Change at the top of Pitkin County open space program
For the first time in 17 years, there’s a new leader of the Pitkin County Open Space and Trails program.
Gary Tennenbaum was promoted from assistant director to director Sept. 6. Dale Will, who was the director since May 1999, took over a new position as acquisition and special projects director.
The moves were made to take advantage of both men’s strengths, Tennenbaum said. Will took the helm when the open space program was much smaller and oversaw it through a period of substantial growth. His forte is negotiating land purchases and easements and securing grants for purchases. But as the program evolved, the director’s time commitment for operations surged without shedding responsibilities on the acquisition side, said Pitkin County Manager Jon Peacock.

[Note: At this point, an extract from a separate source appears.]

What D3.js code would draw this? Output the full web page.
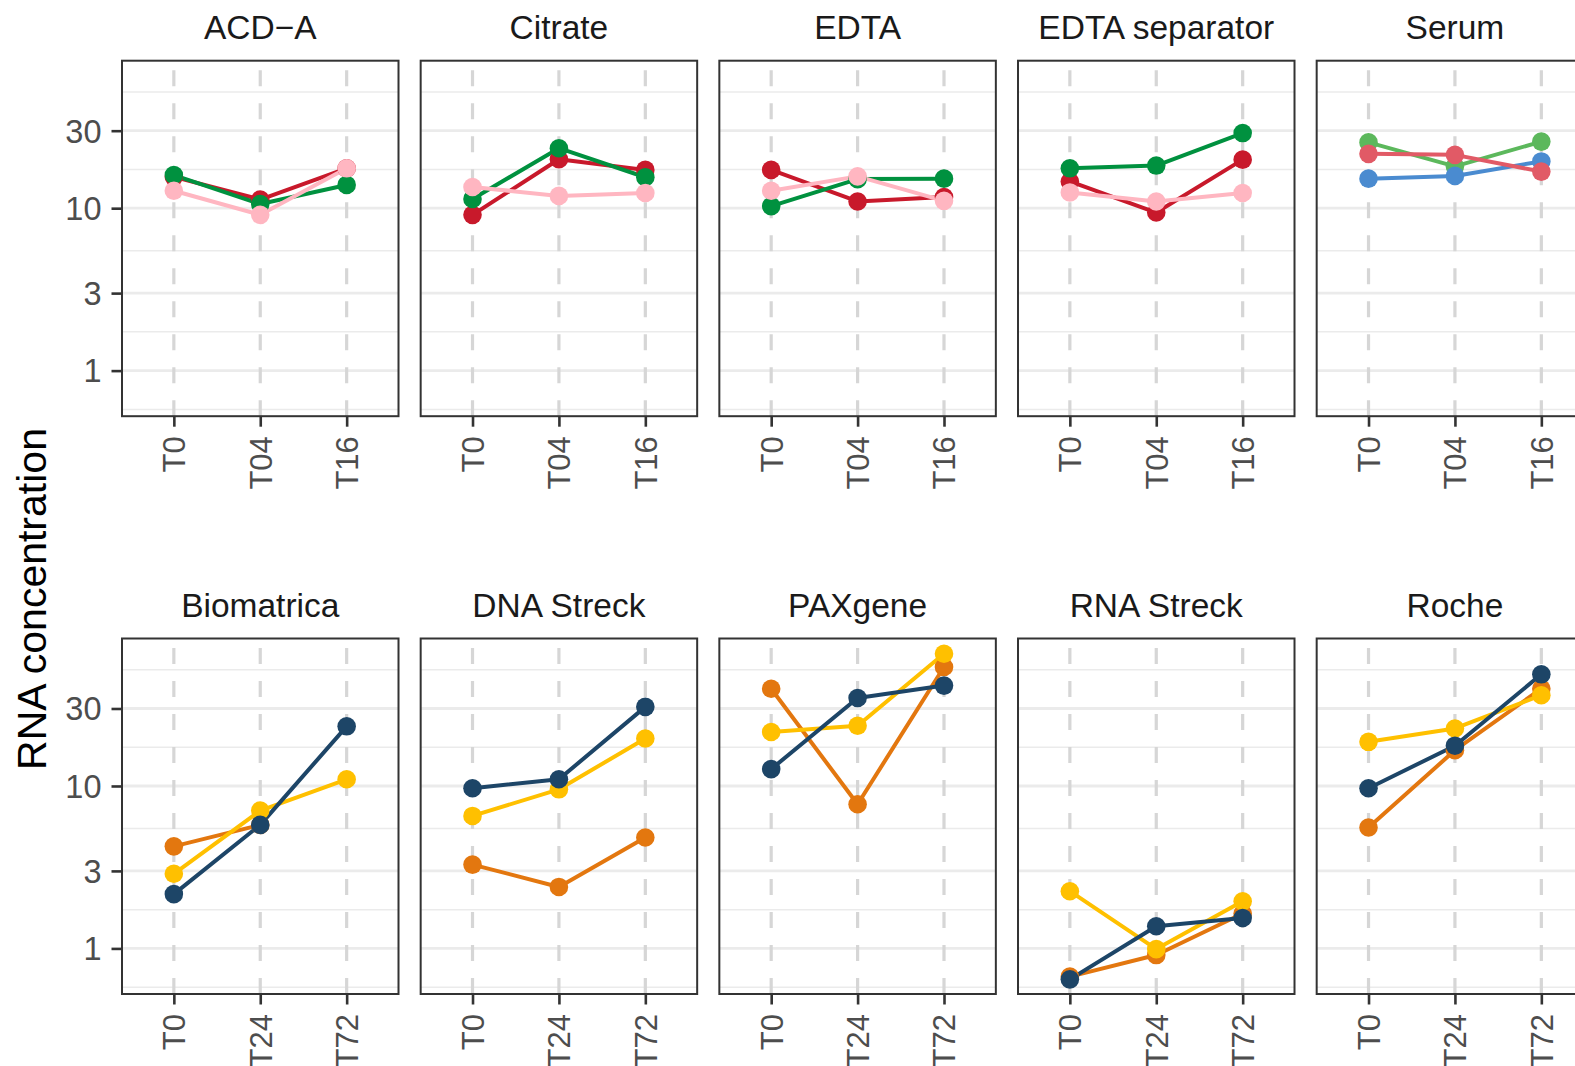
<!DOCTYPE html>
<html><head><meta charset="utf-8">
<script src="https://cdn.jsdelivr.net/npm/d3@7"></script>
<style>
body{margin:0;background:#fff;}
svg{display:block;font-family:"Liberation Sans",Arial,Helvetica,sans-serif;}
</style>
</head><body><div id="chart"></div>
<script>
// ---------- DATA ----------
const topPanels = ["ACD\u2212A","Citrate","EDTA","EDTA separator","Serum"];
const bottomPanels = ["Biomatrica","DNA Streck","PAXgene","RNA Streck","Roche"];
const topTimes = ["T0","T04","T16"];
const bottomTimes = ["T0","T24","T72"];
const yTicks = [1,3,10,30];
const yMinorTicks = [0.577,1.732,5.477,17.32,51.96];
const yTitle = "RNA concentration";

// top row, series order: red, green, pink
const acdRed   = [15.6,11.3,17.6];
const acdGreen = [16.0,10.6,13.9];
const acdPink  = [12.8,9.1,17.6];
const citRed   = [9.1,20.0,17.2];
const citGreen = [11.4,23.4,15.5];
const citPink  = [13.5,11.9,12.4];
const edtaRed   = [17.2,11.0,11.7];
const edtaGreen = [10.3,15.1,15.2];
const edtaPink  = [12.8,15.7,11.1];
const sepRed   = [14.6,9.4,19.9];
const sepGreen = [17.6,18.3,29.0];
const sepPink  = [12.5,11.0,12.4];
// serum: green, blue, red
const serGreen = [25.4,18.1,25.7];
const serBlue  = [15.2,15.8,19.4];
const serRed   = [21.6,21.3,16.8];
// bottom row: orange, yellow, navy
const bioOrange = [4.25,5.76,null];
const bioYellow = [2.88,7.06,11.0];
const bioNavy   = [2.16,5.76,23.3];
const dnaOrange = [3.28,2.39,4.82];
const dnaYellow = [6.54,9.54,19.6];
const dnaNavy   = [9.68,11.0,30.7];
const paxOrange = [39.7,7.72,54.0];
const paxYellow = [21.5,23.5,65.2];
const paxNavy   = [12.7,34.8,41.5];
const rnaOrange = [0.67,0.91,1.64];
const rnaYellow = [2.25,0.99,1.95];
const rnaNavy   = [0.645,1.37,1.54];
const rocOrange = [5.55,16.6,39.7];
const rocYellow = [18.7,22.6,36.2];
const rocNavy   = [9.68,17.7,48.7];

const C = {red:"#C8192B",green:"#00913F",pink:"#FFB6C1",
           sGreen:"#5CB85C",sBlue:"#4A8BD0",sRed:"#E15A66",
           orange:"#E3770F",yellow:"#FFC000",navy:"#1D4567"};

const rows = [
  {times: topTimes, panels: [
    {name: topPanels[0], series: [[acdRed,C.red],[acdGreen,C.green],[acdPink,C.pink]]},
    {name: topPanels[1], series: [[citRed,C.red],[citGreen,C.green],[citPink,C.pink]]},
    {name: topPanels[2], series: [[edtaRed,C.red],[edtaGreen,C.green],[edtaPink,C.pink]]},
    {name: topPanels[3], series: [[sepRed,C.red],[sepGreen,C.green],[sepPink,C.pink]]},
    {name: topPanels[4], series: [[serGreen,C.sGreen],[serBlue,C.sBlue],[serRed,C.sRed]]}
  ]},
  {times: bottomTimes, panels: [
    {name: bottomPanels[0], series: [[bioOrange,C.orange],[bioYellow,C.yellow],[bioNavy,C.navy]]},
    {name: bottomPanels[1], series: [[dnaOrange,C.orange],[dnaYellow,C.yellow],[dnaNavy,C.navy]]},
    {name: bottomPanels[2], series: [[paxOrange,C.orange],[paxYellow,C.yellow],[paxNavy,C.navy]]},
    {name: bottomPanels[3], series: [[rnaOrange,C.orange],[rnaYellow,C.yellow],[rnaNavy,C.navy]]},
    {name: bottomPanels[4], series: [[rocOrange,C.orange],[rocYellow,C.yellow],[rocNavy,C.navy]]}
  ]}
];

// ---------- LAYOUT ----------
const W = 1575, H = 1066;
const panelLeft0 = 122, panelW = 276.5, panelPitch = 298.67;
const rowTops = [60.7, 638.5], panelH = 355.5;

const svg = d3.select("#chart").append("svg").attr("width",W).attr("height",H);
svg.append("rect").attr("width",W).attr("height",H).attr("fill","#fff");

const y = d3.scaleLog().domain([0.524, 80.9]).range([panelH, 0]);

rows.forEach((row, ri) => {
  const x = d3.scalePoint().domain(row.times).range([0, panelW]).padding(0.6);
  row.panels.forEach((p, pi) => {
    const g = svg.append("g").attr("transform",`translate(${panelLeft0 + pi*panelPitch},${rowTops[ri]})`);
    // minor grid
    g.selectAll(".mn").data(yMinorTicks).join("line")
      .attr("x1",0).attr("x2",panelW).attr("y1",d=>y(d)).attr("y2",d=>y(d))
      .attr("stroke","#EBEBEB").attr("stroke-width",1.5);
    // major grid
    g.selectAll(".mj").data(yTicks).join("line")
      .attr("x1",0).attr("x2",panelW).attr("y1",d=>y(d)).attr("y2",d=>y(d))
      .attr("stroke","#EBEBEB").attr("stroke-width",2.8);
    // vertical dashed grid
    g.selectAll(".vg").data(row.times).join("line")
      .attr("x1",d=>x(d)).attr("x2",d=>x(d)).attr("y1",panelH).attr("y2",0)
      .attr("stroke","#D6D6D6").attr("stroke-width",3.2).attr("stroke-dasharray","16,17");
    // lines
    const line = d3.line().defined(d=>d.v!=null).x(d=>x(d.t)).y(d=>y(d.v));
    p.series.forEach(([vals,col]) => {
      const pts = vals.map((v,i)=>({t:row.times[i], v}));
      g.append("path").datum(pts).attr("d",line).attr("fill","none")
        .attr("stroke",col).attr("stroke-width",4).attr("stroke-linejoin","round");
    });
    p.series.forEach(([vals,col]) => {
      const pts = vals.map((v,i)=>({t:row.times[i], v})).filter(d=>d.v!=null);
      g.selectAll(null).data(pts).join("circle")
        .attr("cx",d=>x(d.t)).attr("cy",d=>y(d.v)).attr("r",9.3).attr("fill",col);
    });
    // border
    g.append("rect").attr("x",0).attr("y",0).attr("width",panelW).attr("height",panelH)
      .attr("fill","none").attr("stroke","#333333").attr("stroke-width",2);
    // strip title
    g.append("text").attr("x",panelW/2).attr("y",-21.5).attr("text-anchor","middle")
      .attr("font-size",33.5).attr("fill","#1A1A1A").text(p.name);
    // x axis
    const xa = g.append("g").attr("transform",`translate(0,${panelH})`)
      .call(d3.axisBottom(x).tickSize(10.5).tickPadding(0));
    xa.select(".domain").remove();
    xa.selectAll(".tick line").attr("stroke","#333333").attr("stroke-width",2.6);
    xa.selectAll(".tick text").attr("fill","#4D4D4D").attr("font-size",31)
      .attr("font-family",null)
      .attr("transform","rotate(-90)").attr("text-anchor","end")
      .attr("x",-20).attr("y",0).attr("dy","0.35em");
    // y axis only first column
    if (pi === 0) {
      const ya = g.append("g").call(d3.axisLeft(y).tickValues(yTicks).tickFormat(d3.format("d")).tickSize(10.5).tickPadding(10));
      ya.select(".domain").remove();
      ya.selectAll(".tick line").attr("stroke","#333333").attr("stroke-width",2.6);
      ya.selectAll(".tick text").attr("fill","#4D4D4D").attr("font-size",32.5)
        .attr("font-family",null).attr("dy","0.35em");
    }
  });
});

svg.append("text").attr("transform","translate(46,599) rotate(-90)")
  .attr("text-anchor","middle").attr("font-size",41).attr("fill","#000").text(yTitle);
</script>
</body></html>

The director’s position used to be oriented almost entirely on acquisitions.
“As you acquire properties, the operations side grows with it,” Peacock said.
The department evolved from three full-time employees to 11. It now owns 5,000 acres of land and another 15,000 acres preserved through conservation easements. There are 70 miles of trails and several agricultural leases to oversee.

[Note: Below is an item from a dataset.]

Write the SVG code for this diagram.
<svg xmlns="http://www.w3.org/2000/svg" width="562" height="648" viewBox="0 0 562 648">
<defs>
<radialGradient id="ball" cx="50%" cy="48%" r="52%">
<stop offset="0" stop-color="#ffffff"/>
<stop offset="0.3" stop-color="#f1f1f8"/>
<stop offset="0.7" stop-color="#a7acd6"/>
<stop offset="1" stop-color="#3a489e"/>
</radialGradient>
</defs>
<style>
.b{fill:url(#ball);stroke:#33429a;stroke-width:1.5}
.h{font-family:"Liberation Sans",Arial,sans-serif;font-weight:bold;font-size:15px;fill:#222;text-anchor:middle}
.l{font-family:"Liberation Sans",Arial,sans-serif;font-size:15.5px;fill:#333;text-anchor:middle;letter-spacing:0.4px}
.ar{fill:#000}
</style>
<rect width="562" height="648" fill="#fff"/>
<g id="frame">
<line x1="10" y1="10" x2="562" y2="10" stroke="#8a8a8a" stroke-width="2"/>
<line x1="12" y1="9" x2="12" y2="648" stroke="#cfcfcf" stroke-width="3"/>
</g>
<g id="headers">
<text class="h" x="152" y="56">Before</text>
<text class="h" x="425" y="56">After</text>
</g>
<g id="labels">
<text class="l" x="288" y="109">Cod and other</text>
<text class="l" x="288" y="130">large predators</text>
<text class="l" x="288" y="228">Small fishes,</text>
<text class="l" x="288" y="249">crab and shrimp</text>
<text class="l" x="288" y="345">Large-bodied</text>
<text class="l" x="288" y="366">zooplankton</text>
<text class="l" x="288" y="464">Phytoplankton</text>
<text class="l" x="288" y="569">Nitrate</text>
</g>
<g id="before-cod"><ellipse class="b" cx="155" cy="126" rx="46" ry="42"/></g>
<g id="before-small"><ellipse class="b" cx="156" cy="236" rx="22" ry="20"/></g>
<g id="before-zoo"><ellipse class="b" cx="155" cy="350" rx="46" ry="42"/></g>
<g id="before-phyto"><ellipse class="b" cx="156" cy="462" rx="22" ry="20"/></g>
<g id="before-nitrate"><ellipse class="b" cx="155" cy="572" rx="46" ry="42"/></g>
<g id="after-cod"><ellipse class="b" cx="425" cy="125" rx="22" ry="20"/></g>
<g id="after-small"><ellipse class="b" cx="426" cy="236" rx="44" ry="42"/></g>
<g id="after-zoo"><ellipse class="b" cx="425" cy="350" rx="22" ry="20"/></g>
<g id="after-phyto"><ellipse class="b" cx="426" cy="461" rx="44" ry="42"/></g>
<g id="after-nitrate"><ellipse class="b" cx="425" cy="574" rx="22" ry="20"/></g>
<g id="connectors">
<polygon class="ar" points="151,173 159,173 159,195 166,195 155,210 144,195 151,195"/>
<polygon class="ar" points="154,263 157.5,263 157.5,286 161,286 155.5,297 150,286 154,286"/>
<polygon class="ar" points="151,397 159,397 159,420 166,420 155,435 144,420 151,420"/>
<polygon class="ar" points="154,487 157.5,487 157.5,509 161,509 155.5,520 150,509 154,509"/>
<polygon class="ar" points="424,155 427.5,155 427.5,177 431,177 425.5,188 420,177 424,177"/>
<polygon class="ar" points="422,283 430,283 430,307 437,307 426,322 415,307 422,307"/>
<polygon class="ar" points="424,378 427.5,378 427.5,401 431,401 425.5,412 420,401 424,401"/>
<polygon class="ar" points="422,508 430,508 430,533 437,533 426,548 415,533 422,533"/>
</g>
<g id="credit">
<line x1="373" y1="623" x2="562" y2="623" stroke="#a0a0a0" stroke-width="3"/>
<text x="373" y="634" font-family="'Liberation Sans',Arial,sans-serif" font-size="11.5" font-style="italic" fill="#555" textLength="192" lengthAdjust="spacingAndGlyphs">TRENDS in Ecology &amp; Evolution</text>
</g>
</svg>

If anything, working out acquisitions is tougher now than it has been over the 26 years of the program after it was started in 1990, according to Peacock.
“If properties are easy to acquire, we’ve already acquired them,” he said.

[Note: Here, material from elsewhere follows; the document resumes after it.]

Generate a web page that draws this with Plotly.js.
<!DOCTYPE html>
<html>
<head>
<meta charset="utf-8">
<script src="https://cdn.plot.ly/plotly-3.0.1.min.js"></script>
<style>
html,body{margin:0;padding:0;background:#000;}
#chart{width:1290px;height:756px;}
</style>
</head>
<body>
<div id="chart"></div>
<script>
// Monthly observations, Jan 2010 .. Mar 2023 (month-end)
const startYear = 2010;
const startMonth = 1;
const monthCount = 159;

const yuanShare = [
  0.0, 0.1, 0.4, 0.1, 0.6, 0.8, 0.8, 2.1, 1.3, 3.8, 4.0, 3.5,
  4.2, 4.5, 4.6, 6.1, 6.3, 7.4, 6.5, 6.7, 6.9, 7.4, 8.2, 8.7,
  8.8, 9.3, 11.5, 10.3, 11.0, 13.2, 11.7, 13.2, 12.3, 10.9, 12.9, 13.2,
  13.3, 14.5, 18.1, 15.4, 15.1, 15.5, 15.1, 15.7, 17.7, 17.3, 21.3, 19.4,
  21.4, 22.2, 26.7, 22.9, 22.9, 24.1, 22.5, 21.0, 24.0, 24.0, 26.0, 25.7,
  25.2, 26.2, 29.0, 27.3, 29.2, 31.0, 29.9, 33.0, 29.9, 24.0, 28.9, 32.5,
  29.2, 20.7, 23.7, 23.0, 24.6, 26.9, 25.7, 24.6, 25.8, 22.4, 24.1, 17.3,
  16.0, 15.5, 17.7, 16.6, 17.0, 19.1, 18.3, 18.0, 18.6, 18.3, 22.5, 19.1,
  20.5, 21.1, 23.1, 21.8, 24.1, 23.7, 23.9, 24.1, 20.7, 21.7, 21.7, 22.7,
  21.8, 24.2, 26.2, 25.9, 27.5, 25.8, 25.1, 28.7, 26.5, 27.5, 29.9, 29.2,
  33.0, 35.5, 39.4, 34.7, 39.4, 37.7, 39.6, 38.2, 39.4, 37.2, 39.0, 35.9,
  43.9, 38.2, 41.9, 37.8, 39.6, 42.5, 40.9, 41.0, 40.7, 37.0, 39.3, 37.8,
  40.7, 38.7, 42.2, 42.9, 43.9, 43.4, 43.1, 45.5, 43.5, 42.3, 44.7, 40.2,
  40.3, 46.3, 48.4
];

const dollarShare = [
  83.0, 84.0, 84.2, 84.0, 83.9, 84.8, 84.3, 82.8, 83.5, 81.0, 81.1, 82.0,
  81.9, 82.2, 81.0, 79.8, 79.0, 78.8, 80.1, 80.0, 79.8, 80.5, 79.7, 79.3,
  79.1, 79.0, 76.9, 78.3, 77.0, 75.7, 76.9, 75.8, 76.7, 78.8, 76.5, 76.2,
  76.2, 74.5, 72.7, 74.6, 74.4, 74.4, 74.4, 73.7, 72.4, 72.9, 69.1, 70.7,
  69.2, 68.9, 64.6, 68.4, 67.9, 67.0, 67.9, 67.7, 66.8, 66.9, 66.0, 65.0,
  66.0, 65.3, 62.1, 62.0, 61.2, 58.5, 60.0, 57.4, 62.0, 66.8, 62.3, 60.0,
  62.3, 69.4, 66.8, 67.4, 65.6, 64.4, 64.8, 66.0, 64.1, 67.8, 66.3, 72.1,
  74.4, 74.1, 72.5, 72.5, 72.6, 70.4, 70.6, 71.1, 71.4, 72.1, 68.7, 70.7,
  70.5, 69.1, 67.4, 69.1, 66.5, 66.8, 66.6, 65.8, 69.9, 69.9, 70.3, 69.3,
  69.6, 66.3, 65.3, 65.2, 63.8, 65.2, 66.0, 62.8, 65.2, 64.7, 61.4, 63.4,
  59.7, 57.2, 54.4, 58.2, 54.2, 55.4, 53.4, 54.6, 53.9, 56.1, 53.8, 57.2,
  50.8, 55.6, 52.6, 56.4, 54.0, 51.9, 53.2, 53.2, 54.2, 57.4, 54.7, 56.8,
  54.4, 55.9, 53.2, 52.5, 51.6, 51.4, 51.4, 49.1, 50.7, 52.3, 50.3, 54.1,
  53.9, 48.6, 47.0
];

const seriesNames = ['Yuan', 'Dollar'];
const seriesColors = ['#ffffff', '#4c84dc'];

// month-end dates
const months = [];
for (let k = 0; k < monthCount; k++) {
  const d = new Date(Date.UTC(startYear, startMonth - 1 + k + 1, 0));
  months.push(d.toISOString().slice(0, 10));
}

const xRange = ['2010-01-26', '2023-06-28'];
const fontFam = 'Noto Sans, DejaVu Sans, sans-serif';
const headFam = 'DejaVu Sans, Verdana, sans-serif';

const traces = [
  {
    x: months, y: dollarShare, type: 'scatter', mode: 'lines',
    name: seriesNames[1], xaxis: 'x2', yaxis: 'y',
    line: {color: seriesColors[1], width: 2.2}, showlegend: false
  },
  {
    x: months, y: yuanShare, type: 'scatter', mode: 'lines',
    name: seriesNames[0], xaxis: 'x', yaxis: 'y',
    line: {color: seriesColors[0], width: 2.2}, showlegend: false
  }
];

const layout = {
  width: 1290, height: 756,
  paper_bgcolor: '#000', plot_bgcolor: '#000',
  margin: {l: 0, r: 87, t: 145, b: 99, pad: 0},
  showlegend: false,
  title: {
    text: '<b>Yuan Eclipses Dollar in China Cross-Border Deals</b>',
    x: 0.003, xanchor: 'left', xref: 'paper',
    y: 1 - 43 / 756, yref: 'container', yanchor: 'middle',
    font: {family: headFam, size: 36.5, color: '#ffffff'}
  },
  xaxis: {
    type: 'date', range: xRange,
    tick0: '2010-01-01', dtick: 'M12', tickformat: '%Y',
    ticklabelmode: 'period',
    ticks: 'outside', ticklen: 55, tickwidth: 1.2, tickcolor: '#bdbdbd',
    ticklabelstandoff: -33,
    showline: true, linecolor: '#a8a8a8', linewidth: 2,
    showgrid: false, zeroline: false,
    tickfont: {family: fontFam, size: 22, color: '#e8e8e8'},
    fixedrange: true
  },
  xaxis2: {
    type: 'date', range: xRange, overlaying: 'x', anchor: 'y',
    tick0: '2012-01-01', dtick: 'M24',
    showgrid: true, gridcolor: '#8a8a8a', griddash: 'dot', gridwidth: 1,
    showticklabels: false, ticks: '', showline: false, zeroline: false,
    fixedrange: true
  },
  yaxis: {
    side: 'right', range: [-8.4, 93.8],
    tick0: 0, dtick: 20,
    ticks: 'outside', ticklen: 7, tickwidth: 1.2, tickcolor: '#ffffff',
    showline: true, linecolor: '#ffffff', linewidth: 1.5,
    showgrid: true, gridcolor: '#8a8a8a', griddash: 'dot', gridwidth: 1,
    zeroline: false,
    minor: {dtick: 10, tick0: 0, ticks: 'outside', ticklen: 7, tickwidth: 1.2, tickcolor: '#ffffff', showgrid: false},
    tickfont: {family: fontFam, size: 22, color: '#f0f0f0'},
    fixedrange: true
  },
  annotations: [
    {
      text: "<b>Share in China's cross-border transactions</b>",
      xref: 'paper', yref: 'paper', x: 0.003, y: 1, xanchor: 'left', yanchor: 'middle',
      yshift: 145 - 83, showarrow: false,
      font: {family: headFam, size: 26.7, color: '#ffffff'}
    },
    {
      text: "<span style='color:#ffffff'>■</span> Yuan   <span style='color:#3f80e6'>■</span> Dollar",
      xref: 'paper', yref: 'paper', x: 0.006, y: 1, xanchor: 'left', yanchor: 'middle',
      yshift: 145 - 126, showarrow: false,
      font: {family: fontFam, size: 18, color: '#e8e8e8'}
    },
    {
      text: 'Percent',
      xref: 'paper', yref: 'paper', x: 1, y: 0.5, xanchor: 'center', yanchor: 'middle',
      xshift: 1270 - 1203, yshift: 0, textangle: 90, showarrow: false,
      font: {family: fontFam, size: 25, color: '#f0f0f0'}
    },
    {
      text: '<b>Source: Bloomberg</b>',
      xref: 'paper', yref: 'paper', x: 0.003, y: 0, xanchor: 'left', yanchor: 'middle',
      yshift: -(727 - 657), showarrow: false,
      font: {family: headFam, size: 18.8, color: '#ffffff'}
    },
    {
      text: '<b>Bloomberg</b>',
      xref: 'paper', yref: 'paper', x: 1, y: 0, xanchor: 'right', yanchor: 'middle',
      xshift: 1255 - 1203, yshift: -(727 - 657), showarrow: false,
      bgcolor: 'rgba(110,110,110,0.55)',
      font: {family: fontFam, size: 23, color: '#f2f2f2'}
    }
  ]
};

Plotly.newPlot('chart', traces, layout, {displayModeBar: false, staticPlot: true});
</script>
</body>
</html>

The realignment will allow Will to focus on the acquisitions. He will report to Tennenbaum.
Tennenbaum joined the open space program 14 years ago as land steward and has regularly worked his way up the ladder. His forte, he said, is supervising the operations and staff.
There was a “realignment” of the open space and trails staff to create supervisors for four divisions. That reduces the number of people that report directly to Tennenbaum. Creation of the division supervisors eliminates the need for an assistant director, Peacock said.
The four divisions are acquisitions, agriculture and conservation easements, planning and outreach, and resource management.
“We needed to align our staff with our mission,” Tennenbaum said.
The changes were approved by Peacock and endorsed by the open space board and Pitkin County commissioners earlier this month.
“Overall, the department is functioning at a very high level and is very effective at acquiring, planning and managing open space and trails,” Peacock wrote in a memo to the boards Sept. 6. “This structure will allow the program to handle the current and future planning more efficiently, manage the natural resources and trails to the high standards the public has come to expect, and continue to acquire additional lands and easements.”
“Incremental costs” associated with the reclassification of position can be absorbed into the current open space budget, Peacock said.
“It is estimated that over the next five years these costs will average approximately $17,500 per year,” his memo said.